:: Extracted records ::

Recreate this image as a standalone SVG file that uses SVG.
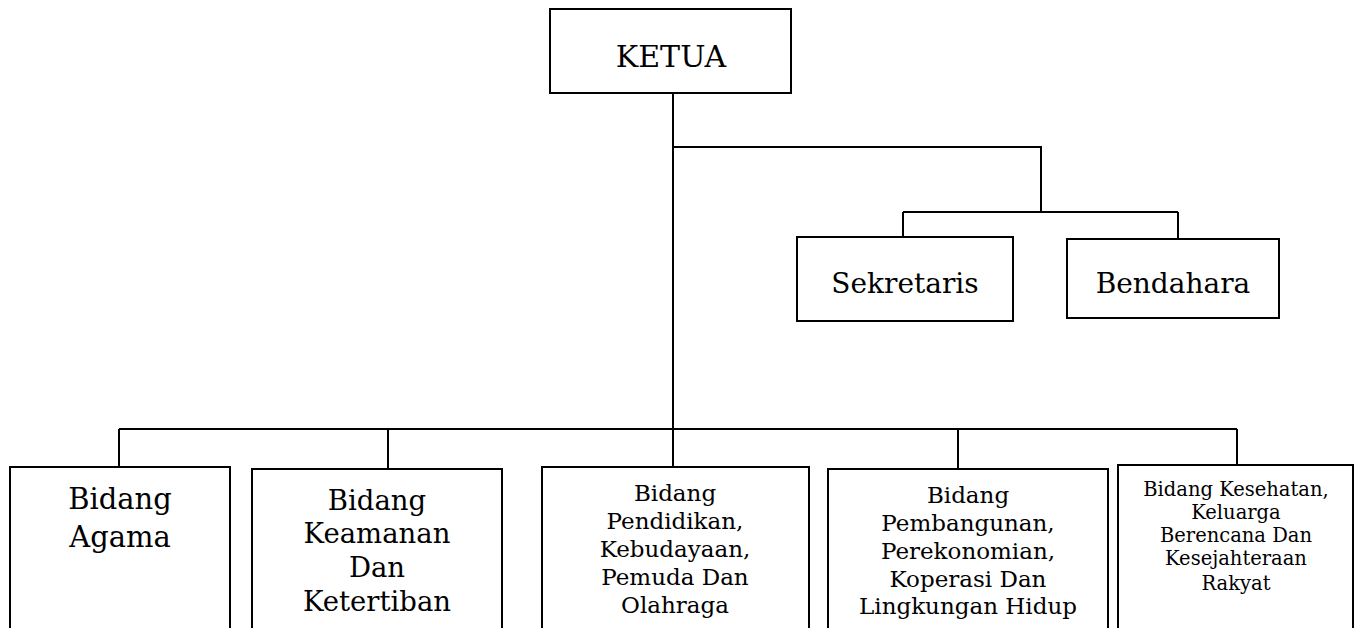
<svg xmlns="http://www.w3.org/2000/svg" width="1359" height="628" viewBox="0 0 1359 628">
<style>
.box{fill:#fff;stroke:#000;stroke-width:2}
.ln{fill:none;stroke:#000;stroke-width:2}
text{font-family:"DejaVu Serif","Liberation Serif",serif;fill:#000;text-anchor:middle}
.t30{font-size:30px}
.t28{font-size:28px}
.t29{font-size:29px}
.t27{font-size:27.5px}
.t22{font-size:23px}
.t19{font-size:19.5px}
</style>
<rect width="1359" height="628" fill="#fff"/>
<g id="connectors">
<path class="ln" d="M673 93V429M673 147H1041V212M903 212H1178M903 212V237M1178 212V239"/>
<path class="ln" d="M119 429H1237M119 429V467M388 429V469M673 429V467M958 429V469M1237 429V465"/>
</g>
<g id="ketua"><rect class="box" x="550" y="9" width="241" height="84"/><text class="t30" x="671" y="67">KETUA</text></g>
<g id="sekretaris"><rect class="box" x="797" y="237" width="216" height="84"/><text class="t28" x="905" y="293">Sekretaris</text></g>
<g id="bendahara"><rect class="box" x="1067" y="239" width="212" height="79"/><text class="t28" x="1173" y="293">Bendahara</text></g>
<g id="bidang-agama"><rect class="box" x="10" y="467" width="220" height="180"/><text class="t29"><tspan x="120" y="509">Bidang</tspan><tspan x="120" y="547">Agama</tspan></text></g>
<g id="bidang-keamanan"><rect class="box" x="252" y="469" width="250" height="180"/><text class="t27"><tspan x="377" y="510">Bidang</tspan><tspan x="377" y="543">Keamanan</tspan><tspan x="377" y="577">Dan</tspan><tspan x="377" y="611">Ketertiban</tspan></text></g>
<g id="bidang-pendidikan"><rect class="box" x="542" y="467" width="267" height="180"/><text class="t22"><tspan x="675" y="501">Bidang</tspan><tspan x="675" y="529">Pendidikan,</tspan><tspan x="675" y="557">Kebudayaan,</tspan><tspan x="675" y="585">Pemuda Dan</tspan><tspan x="675" y="613">Olahraga</tspan></text></g>
<g id="bidang-pembangunan"><rect class="box" x="828" y="469" width="280" height="180"/><text class="t22"><tspan x="968" y="503">Bidang</tspan><tspan x="968" y="531">Pembangunan,</tspan><tspan x="968" y="559">Perekonomian,</tspan><tspan x="968" y="587">Koperasi Dan</tspan><tspan x="968" y="614">Lingkungan Hidup</tspan></text></g>
<g id="bidang-kesehatan"><rect class="box" x="1118" y="465" width="235" height="180"/><text class="t19"><tspan x="1236" y="496">Bidang Kesehatan,</tspan><tspan x="1236" y="519">Keluarga</tspan><tspan x="1236" y="542">Berencana Dan</tspan><tspan x="1236" y="565">Kesejahteraan</tspan><tspan x="1236" y="590">Rakyat</tspan></text></g>
</svg>
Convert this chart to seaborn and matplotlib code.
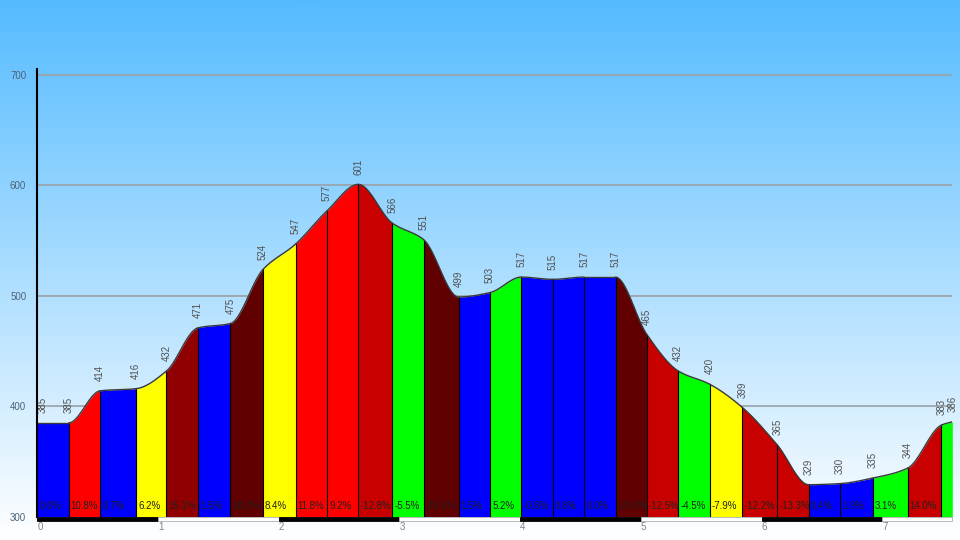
import numpy as np
import pandas as pd
import seaborn as sns
import matplotlib.pyplot as plt
from matplotlib.patches import Rectangle

# distance along the route (km) and elevation (m) at each segment boundary
dist_km = [0, 0.26, 0.52, 0.82, 1.07, 1.33, 1.60, 1.87, 2.14, 2.40, 2.66, 2.94,
           3.20, 3.49, 3.75, 4.01, 4.27, 4.53, 4.79, 5.05, 5.31, 5.57, 5.84,
           6.13, 6.39, 6.65, 6.92, 7.21, 7.49, 7.58]
elev_m = [385, 385, 414, 416, 432, 471, 475, 524, 547, 577, 601, 566, 551,
          499, 503, 517, 515, 517, 517, 465, 432, 420, 399, 365, 329, 330,
          335, 344, 383, 386]
# gradient of each segment (%)
grade_pct = [0.0, 10.8, 0.7, 6.2, 15.1, 1.5, 18.2, 8.4, 11.8, 9.2, -12.8, -5.5,
             -18.3, 1.5, 5.2, -0.8, 0.8, 0.0, -20.0, -12.5, -4.5, -7.9, -12.2,
             -13.3, 0.4, 1.9, 3.1, 14.0, 3.3]
y_ticks = [300, 400, 500, 600, 700]
x_ticks = [0, 1, 2, 3, 4, 5, 6, 7]


def grade_color(g):
    a = abs(g)
    if a < 2:
        return "#0000ff"
    if a < 6:
        return "#00ff00"
    if a < 9:
        return "#ffff00"
    if a < 12:
        return "#ff0000"
    if a < 15:
        return "#c80000"
    if a < 18:
        return "#900000"
    return "#600000"


def pchip_slopes(x, y):
    h = np.diff(x)
    d = np.diff(y) / h
    m = np.zeros(len(x))
    m[0], m[-1] = d[0], d[-1]
    for k in range(1, len(x) - 1):
        if d[k - 1] * d[k] <= 0:
            m[k] = 0
        else:
            w1 = 2 * h[k] + h[k - 1]
            w2 = h[k] + 2 * h[k - 1]
            m[k] = (w1 + w2) / (w1 / d[k - 1] + w2 / d[k])
    return m


x = np.array(dist_km, dtype=float)
y = np.array(elev_m, dtype=float)
m = pchip_slopes(x, y)

# smooth profile for drawing, one piece per segment
pieces = []
for i in range(len(x) - 1):
    t = np.linspace(0, 1, 40)
    h = x[i + 1] - x[i]
    yy = ((2 * t**3 - 3 * t**2 + 1) * y[i] + (t**3 - 2 * t**2 + t) * h * m[i]
          + (-2 * t**3 + 3 * t**2) * y[i + 1] + (t**3 - t**2) * h * m[i + 1])
    pieces.append(pd.DataFrame({"km": x[i] + t * h, "elev": yy, "seg": i}))
profile = pd.concat(pieces, ignore_index=True)

sns.set_style("white")
plt.rcParams["font.family"] = ["Liberation Sans", "DejaVu Sans"]

fig = plt.figure(figsize=(9.6, 5.4), dpi=100)

# sky gradient behind everything
bg = fig.add_axes([0, 0, 1, 1], zorder=-1)
top = np.array([85, 187, 255]) / 255
bottom = np.array([255, 255, 255]) / 255
ramp = np.linspace(0, 1, 256)[:, None]
grad = top[None, :] * (1 - ramp) + bottom[None, :] * ramp
bg.imshow(grad[:, None, :], aspect="auto", extent=[0, 1, 0, 1])
bg.axis("off")

ax = fig.add_axes([37.3 / 960, 23.3 / 540, 915 / 960, 447.7 / 540])
ax.patch.set_alpha(0)
ax.set_xlim(0, dist_km[-1])
ax.set_ylim(300, 705.5)

for v in y_ticks[1:]:
    ax.axhline(v, color="#9aa0a6", lw=1.2, zorder=0)

for i, g in enumerate(grade_pct):
    seg = profile[profile["seg"] == i]
    ax.fill_between(seg["km"], 300, seg["elev"], color=grade_color(g),
                    lw=0, zorder=2)
    if dist_km[i + 1] - dist_km[i] > 0.15:
        ax.annotate(f"{g:.1f}%", (dist_km[i], 300), xytext=(1.5, 7.5),
                    textcoords="offset points", ha="left", va="center",
                    fontsize=7, color="#202020", zorder=5)

for xb, yb in zip(dist_km[1:-1], elev_m[1:-1]):
    ax.plot([xb, xb], [300, yb], color="black", lw=0.8, zorder=3)

sns.lineplot(data=profile, x="km", y="elev", units="seg", estimator=None,
             color="#3a3a3a", lw=1, ax=ax, zorder=4)

for i, (xb, yb) in enumerate(zip(dist_km, elev_m)):
    dx = 4 if i == 0 else 0
    ax.annotate(str(yb), (xb, yb), xytext=(dx, 7), textcoords="offset points",
                rotation=90, ha="center", va="bottom", fontsize=7,
                color="#505050", zorder=5)

# km scale bar along the bottom
for k in x_ticks:
    w = min(1, dist_km[-1] - k)
    ax.add_patch(Rectangle((k, 296.4), w, 3.6, clip_on=False, zorder=6,
                           facecolor="black" if k % 2 == 0 else "white",
                           edgecolor="black" if k % 2 == 0 else "#b0b0b0",
                           lw=0.6))

ax.set_yticks(y_ticks)
ax.set_yticklabels([str(v) for v in y_ticks], fontsize=7, color="#4a6478")
ax.set_xticks(x_ticks)
ax.set_xticklabels([str(v) for v in x_ticks], fontsize=7, color="#7a8591",
                   ha="left")
ax.tick_params(axis="y", length=0, pad=8)
ax.tick_params(axis="x", length=0, pad=4)
ax.set_xlabel("")
ax.set_ylabel("")
for s in ["top", "right", "bottom"]:
    ax.spines[s].set_visible(False)
ax.spines["left"].set_color("black")
ax.spines["left"].set_linewidth(1.5)
ax.spines["left"].set_zorder(7)

fig.savefig("out.png", dpi=100)
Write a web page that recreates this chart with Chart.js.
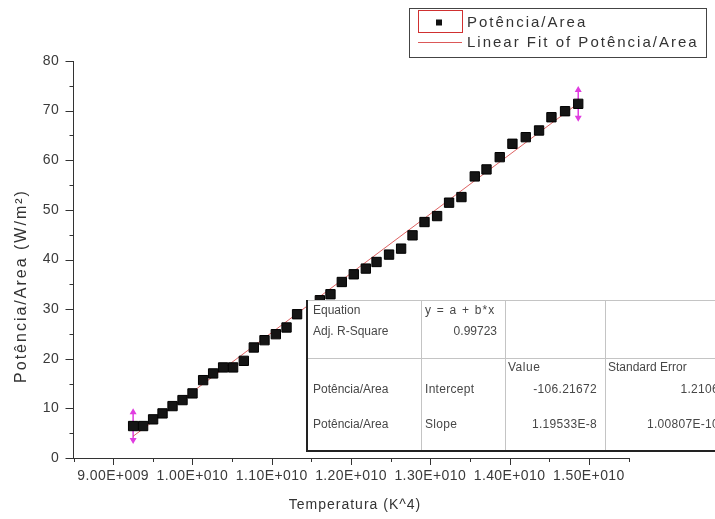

:::

§ **Given request**:
Look through the entries above for the word "matplotlib". Copy every line where it shows up.

§ **Response for this exercise**:
Convert this chart to seaborn and matplotlib code.
import matplotlib.pyplot as plt
from matplotlib.patches import Rectangle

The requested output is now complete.